In February this year, the woman - now in her early 70s - gave an interview to the Brighton Evening Argus, recounting harrowing memories of abuse by Bell from the ages of five to nine. She said that, while she stayed with a relative who worked at Chichester Cathedral, Bell had taken her to a private room and assaulted her. "He said it was our little secret, because God loved me," she told the paper, adding that she had suffered "nerve problems" and depression in the decades since.

Since the Church's statement, a house named after Bell at Chichester's Bishop Luffa School has been renamed, while Bishop Bell School in Eastbourne is to become St Catherine's later this year. George Bell House, a residential and meeting centre in Chichester, has changed its name, at least until a permanent decision on its future is reached, while the future of the memorial to Bell inside the cathedral has come under discussion.

Image copyright Alamy
Image caption George Bell House, in Chichester, has changed its name

But others have defended Bell. The George Bell Group, whose members include Labour MP Frank Field and former judge Alan Pardoe, has heavily criticised the Church for the way it carried out its investigation.

It describes it as "quite inadequate as a basis for assessing the probability of Bishop Bell's guilt", arguing that "little or no respect seems to have been paid to the unheard interests of Bishop Bell or his surviving family - a serious breach of natural justice".

One of the group's leading members, the historian Andrew Chandler, completed a biography of Bell shortly before the Church made its apology. He was not consulted for the investigation and there was no cross-referencing of the allegations with Bell's diaries, he says.

"People who felt they knew something about George Bell were incredulous when the statement came out," Chandler says.

Lawyers for the alleged abuse victim, who left Chichester as a nine-year-old, have told the BBC she no longer wants to talk to the media or for anyone else to make statements on her behalf.


George Bell 1883-1958

  • Born in 1883 and educated at Westminster School and Oxford University, he became Bishop of Chichester in 1929, serving in that role until his death in 1958.
  • He was an early critic of Nazism and organised the evacuation of many Jews from Germany
  • Bell was also critical of the "pattern" bombing of some German cities, including Hamburg and Dresden, during World War Two
  • He was an advocate of ecumenism - unity among Christian churches - and commissioned TS Eliot to write the play Murder in the Cathedral, on the death of Thomas Becket

Lord Carey, a former Archbishop of Canterbury, has said he is "appalled" by the Church's handling of the allegations, promising one of Bell's relatives he will "seek ways of re-opening this".

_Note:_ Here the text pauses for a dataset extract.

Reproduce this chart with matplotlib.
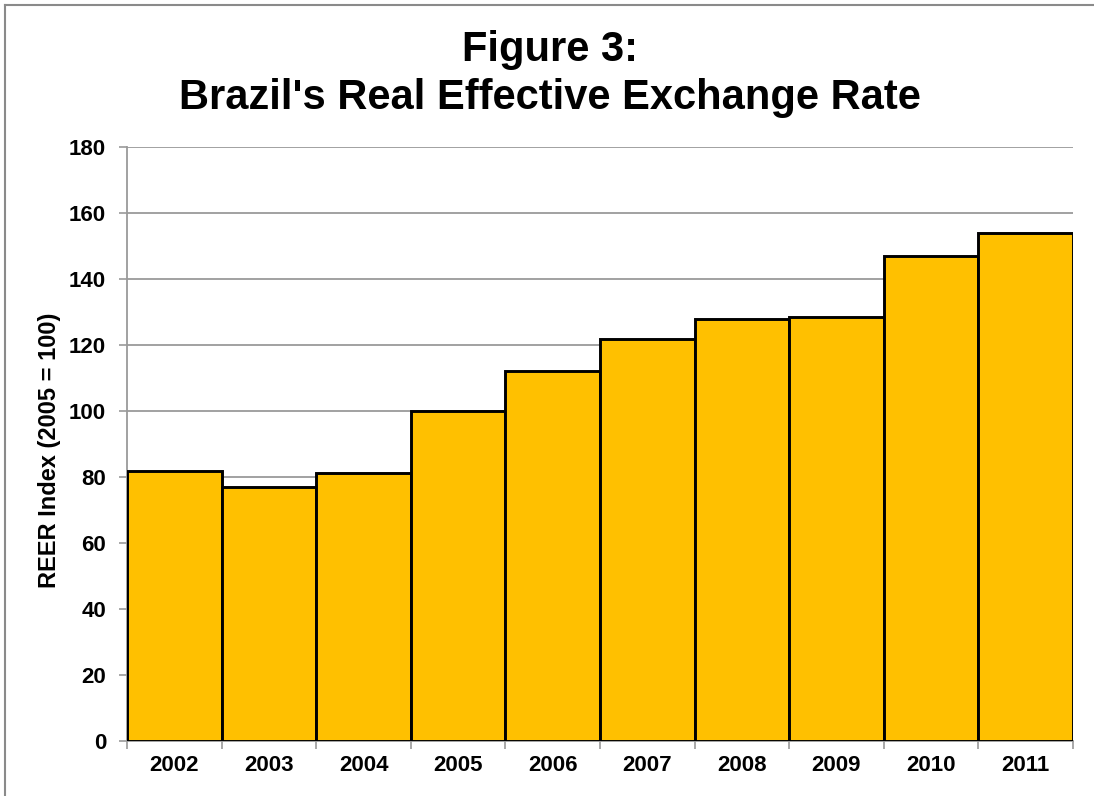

But the Diocese of Chichester insists it has acted properly. It declined to speak to the BBC for this article, but diocesan secretary Gabrielle Higgins has said the process leading up to the settlement and apology was "long, complex and carried out with all the sensitivity that a case of this nature demands".

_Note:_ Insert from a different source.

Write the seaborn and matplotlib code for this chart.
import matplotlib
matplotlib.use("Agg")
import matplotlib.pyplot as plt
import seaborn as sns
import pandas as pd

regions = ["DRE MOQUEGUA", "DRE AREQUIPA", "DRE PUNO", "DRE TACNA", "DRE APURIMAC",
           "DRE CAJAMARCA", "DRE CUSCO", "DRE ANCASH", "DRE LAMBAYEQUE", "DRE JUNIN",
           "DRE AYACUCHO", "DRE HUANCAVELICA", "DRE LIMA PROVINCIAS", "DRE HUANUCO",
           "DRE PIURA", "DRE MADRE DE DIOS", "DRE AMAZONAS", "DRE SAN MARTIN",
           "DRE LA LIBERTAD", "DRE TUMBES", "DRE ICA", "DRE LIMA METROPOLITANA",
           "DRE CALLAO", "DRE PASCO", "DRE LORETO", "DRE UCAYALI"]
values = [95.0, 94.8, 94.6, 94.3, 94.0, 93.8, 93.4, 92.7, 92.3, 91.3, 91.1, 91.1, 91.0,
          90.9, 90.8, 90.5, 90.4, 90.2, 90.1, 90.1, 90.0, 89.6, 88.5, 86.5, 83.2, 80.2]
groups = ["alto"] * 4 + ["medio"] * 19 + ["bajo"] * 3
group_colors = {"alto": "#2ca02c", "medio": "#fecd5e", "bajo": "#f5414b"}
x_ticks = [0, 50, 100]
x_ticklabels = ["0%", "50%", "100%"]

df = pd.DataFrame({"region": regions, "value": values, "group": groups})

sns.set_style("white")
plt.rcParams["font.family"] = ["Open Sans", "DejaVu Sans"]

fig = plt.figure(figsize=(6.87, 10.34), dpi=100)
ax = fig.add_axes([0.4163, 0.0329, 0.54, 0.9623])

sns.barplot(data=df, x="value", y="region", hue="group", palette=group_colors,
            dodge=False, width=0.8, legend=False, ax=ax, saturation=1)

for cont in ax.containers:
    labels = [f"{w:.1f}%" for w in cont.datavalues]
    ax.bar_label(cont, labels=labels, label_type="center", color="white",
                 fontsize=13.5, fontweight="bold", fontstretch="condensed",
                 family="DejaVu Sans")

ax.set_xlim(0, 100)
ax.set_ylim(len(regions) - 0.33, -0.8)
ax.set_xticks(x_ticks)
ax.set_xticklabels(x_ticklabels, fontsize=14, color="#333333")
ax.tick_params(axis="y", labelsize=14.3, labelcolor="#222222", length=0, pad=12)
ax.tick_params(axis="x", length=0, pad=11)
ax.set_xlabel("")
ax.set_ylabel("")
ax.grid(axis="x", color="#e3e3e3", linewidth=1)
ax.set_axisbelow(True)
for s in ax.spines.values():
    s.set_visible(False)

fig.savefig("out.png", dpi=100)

It said that, as the case over the deceased Bell's alleged actions was civil rather than criminal, the burden of proof for the claims was not to be "beyond reasonable doubt". But this did not mean Bell had been denied a "presumption of innocence", it added.

The George Bell Group is demanding more information on how the Church reached its decision. "This has been a secretive process," says Chandler. "It's clearly vulnerable to criticisms that it has been little better than a kind of kangaroo court."

The Church insists that legal confidentiality owed to the alleged victim means much of the evidence it has heard cannot be shared. It has said it's important to "consider the courage displayed by any survivor coming forward".

Image copyright AP
Image caption George Bell (centre) with German Reverends Dr. Martin Niemoeller (left) and Otto Dibelius

The Bishop of Durham, speaking on behalf of the Church, addressed the matter in the House of Lords earlier this year. He said a careful reading of the Church's statement of last October would show that "there has been no declaration that we are convinced that this took place. It is about the balance of probabilities and what might have happened if it had come to light at an earlier date."

By this, he meant the part of the Church statement that Bell, had he been accused while alive, would have been arrested and questioned. The George Bell Group says an arrest after such an allegation is normal procedure and does not imply guilt.

"We have been asked to accept something that is confused and confusing, and troubling, either out of deference or obedience, or out of faith," says Chandler, adding that "to many thoughtful people the whole business lacks a basic sense of fairness and decency".

However, the current Bishop of Chichester has accused the George Bell Group and others of showing "shocking ignorance of the suffering felt at many levels by victims of abuse", saying: "The presence of strident voices in the public arena which have sought to undermine the survivor's claims has added to the suffering of the survivor and her family."

Bell's alleged victim has said she told a relative when the abuse began. "But back then you were told 'Shhh, you don't say that, that's not nice, don't tell fibs'," she told The Argus. "Back in them days everything was swept under the carpet… Back then you did what you were told, so 'you go with the bishop' and you just trotted off, especially once you've mentioned it once and been told not to tell lies."

Chandler emphasises: "The controversy that has attended all of this has never been directed against the complainant, for whom everyone feels a genuine sympathy. It is really about the process that has been brought to bear on the complaint itself."

Following the allegation against Bell, who was married but had no descendants, the Church asked potential victims to contact the NSPCC. No-one has yet done so.

But John Cameron, the NSPCC's head of help lines, says it's important that organisations show complainants are "being listened to" and that allegations are taken seriously.

If George Bell's supporters win their battle, it's likely to have a wider impact on the controversies of investigating historical abuse.